Sleeping Things: Prose Poems by Holly Iglesias
Sleeping Things: Prose Poems by Holly Iglesias
ISBN 978-1-941209-76-9
8 x 5.25 softcover, 96 pages
If you are a writer in want of dynamite material, it really helps if you grew up in a white bread Midwestern suburb and were taught by nuns (“Each night I pray one Hail Mary for good grades, one for a vocation, and one for miniature golf”), and as a young adult found yourself embedded in a refugee community, trapped in the middle of the culture wars. The threat of obliteration is a theme here, whether by air-raid or terrorist bomb or the conditions of exile. We may be, as the author claims, “a mere speck in the cosmos,” but in her hands, even a mere speck contains multitudes. Holly Iglesias’ Sleeping Things is a crowning achievement from one of our most wry, incisive poets—¡Perfecto!
—Madeleine Blais, Pulitzer Prize-winning author of To the New Owners: a Martha's Vineyard Memoir
Sleeping Things is luminous, marvelously succinct, and always engaging. Iglesias renders the spectacle of growing up not with reflexive, all-too-easy nostalgia but with clear-eyed affection, meticulous precision and gusto, giving day-to-day incidents and reclaimed details of that hopeful, rambunctious Cold War era a sense of delightful enterprise and luster. This new book is a refreshingly artful, savvy meditation on the past, rife with compassion and humor, one to celebrate, savor, and enjoy!
— Cyrus Cassells, author of The Crossed-out Swastika
With stubborn joy, Iglesias refuses to let sleeping things lie, and we as readers are reawakened to why such human reclamation is so absolutely consequential. Whether turning her attention to Catholic grade school Cold War days where “students pray to pure space, that place where the future blooms,” the Cuban community in Miami conjuring an island that seems almost imaginary, or the glimpse of a younger self sipping coffee in Spain “dressed as the girl in Dylan’s song who never stumbles, who’s got no place to fall,” Iglesias unfailingly finds the pitch-perfect, sonic delight that only poetry can provide.

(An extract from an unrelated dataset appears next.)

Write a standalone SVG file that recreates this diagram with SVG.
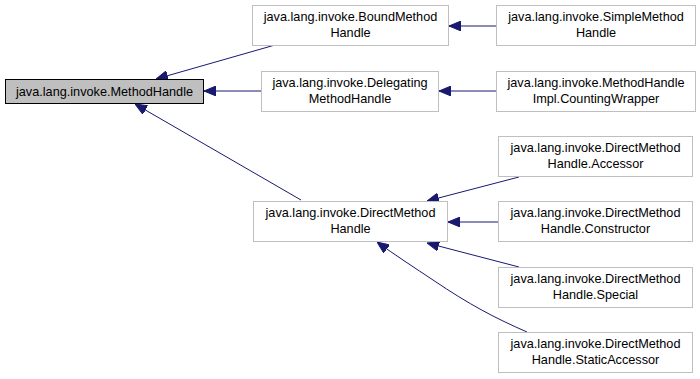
<svg xmlns="http://www.w3.org/2000/svg" width="700" height="379" viewBox="0 0 700 379">
  <style>
    .box { fill: #ffffff; stroke: #bfbfbf; stroke-width: 1; }
    .root { fill: #bfbfbf; stroke: #000000; stroke-width: 1; }
    .lbl { font-family: "Liberation Sans", Arial, sans-serif; font-size: 12.7px; fill: #000000; text-anchor: middle; }
    .edge { fill: none; stroke: #191970; stroke-width: 1; }
  </style>
  <defs>
    <marker id="arrow" viewBox="0 0 12 10" refX="12" refY="5" markerWidth="12" markerHeight="10" markerUnits="userSpaceOnUse" orient="auto">
      <path d="M0,0 L12,5 L0,10 Z" fill="#191970" stroke="#191970"/>
    </marker>
  </defs>
  <rect width="700" height="379" fill="#ffffff"/>

  <g id="connectors">
    <path class="edge" marker-end="url(#arrow)" d="M275,45 L156,79"/>
    <path class="edge" marker-end="url(#arrow)" d="M261,91 L204,91"/>
    <path class="edge" marker-end="url(#arrow)" d="M301,200 L135,104"/>
    <path class="edge" marker-end="url(#arrow)" d="M496,26 L449,26"/>
    <path class="edge" marker-end="url(#arrow)" d="M496,91 L439,91"/>
    <path class="edge" marker-end="url(#arrow)" d="M519,177 L427,201"/>
    <path class="edge" marker-end="url(#arrow)" d="M498,222 L448,222"/>
    <path class="edge" marker-end="url(#arrow)" d="M519,267 L427,243"/>
    <path class="edge" marker-end="url(#arrow)" d="M527,332 C495,318 470,305 433,280 C415,268 395,255 377,242"/>
  </g>

  <g id="node-MethodHandle">
    <rect class="root" x="5.5" y="79.5" width="198" height="24"/>
    <text class="lbl" x="104.5" y="96">java.lang.invoke.MethodHandle</text>
  </g>
  <g id="node-BoundMethodHandle">
    <rect class="box" x="252.5" y="5.5" width="196" height="40"/>
    <text class="lbl" x="350.5" y="21">java.lang.invoke.BoundMethod</text>
    <text class="lbl" x="350.5" y="37">Handle</text>
  </g>
  <g id="node-SimpleMethodHandle">
    <rect class="box" x="496.5" y="5.5" width="199" height="40"/>
    <text class="lbl" x="596" y="21">java.lang.invoke.SimpleMethod</text>
    <text class="lbl" x="596" y="37">Handle</text>
  </g>
  <g id="node-DelegatingMethodHandle">
    <rect class="box" x="261.5" y="71.5" width="177" height="40"/>
    <text class="lbl" x="350" y="87">java.lang.invoke.Delegating</text>
    <text class="lbl" x="350" y="103">MethodHandle</text>
  </g>
  <g id="node-CountingWrapper">
    <rect class="box" x="496.5" y="71.5" width="199" height="40"/>
    <text class="lbl" x="596" y="87">java.lang.invoke.MethodHandle</text>
    <text class="lbl" x="596" y="103">Impl.CountingWrapper</text>
  </g>
  <g id="node-DirectMethodHandle">
    <rect class="box" x="253.5" y="201.5" width="194" height="40"/>
    <text class="lbl" x="350.5" y="217">java.lang.invoke.DirectMethod</text>
    <text class="lbl" x="350.5" y="233">Handle</text>
  </g>
  <g id="node-Accessor">
    <rect class="box" x="498.5" y="136.5" width="194" height="40"/>
    <text class="lbl" x="595.5" y="152">java.lang.invoke.DirectMethod</text>
    <text class="lbl" x="595.5" y="168">Handle.Accessor</text>
  </g>
  <g id="node-Constructor">
    <rect class="box" x="498.5" y="201.5" width="194" height="40"/>
    <text class="lbl" x="595.5" y="217">java.lang.invoke.DirectMethod</text>
    <text class="lbl" x="595.5" y="233">Handle.Constructor</text>
  </g>
  <g id="node-Special">
    <rect class="box" x="498.5" y="267.5" width="194" height="40"/>
    <text class="lbl" x="595.5" y="283">java.lang.invoke.DirectMethod</text>
    <text class="lbl" x="595.5" y="299">Handle.Special</text>
  </g>
  <g id="node-StaticAccessor">
    <rect class="box" x="498.5" y="332.5" width="194" height="40"/>
    <text class="lbl" x="595.5" y="348">java.lang.invoke.DirectMethod</text>
    <text class="lbl" x="595.5" y="364">Handle.StaticAccessor</text>
  </g>
</svg>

—David Clewell, author of Taken Somehow by Surprise
About the Author
Holly Iglesias is the author of two poetry collections, Souvenirs of a Sunken World and Angles of Approach, and a critical work, Boxing Inside the Box: Women’s Prose Poetry. She has taught at University of North Carolina-Asheville and University of Miami, focusing on documentary and archival poetry, and she translated the work of Cuban poet Caridad Atencio. She is the recipient of fellowships from the National Endowment for the Arts, the North Carolina Cultural Council, the Edward Albee Foundation, and the Massachusetts Cultural Council. Her poems have appeared in many journals and in anthologies such as The House of Your Dreams: an International Collection of Prose Poetry, Nothing to Declare: a Guide to the Flash Sequence, The Best of the Prose Poem, and Sweeping Beauty: Contemporary American Women Poets Do Housework.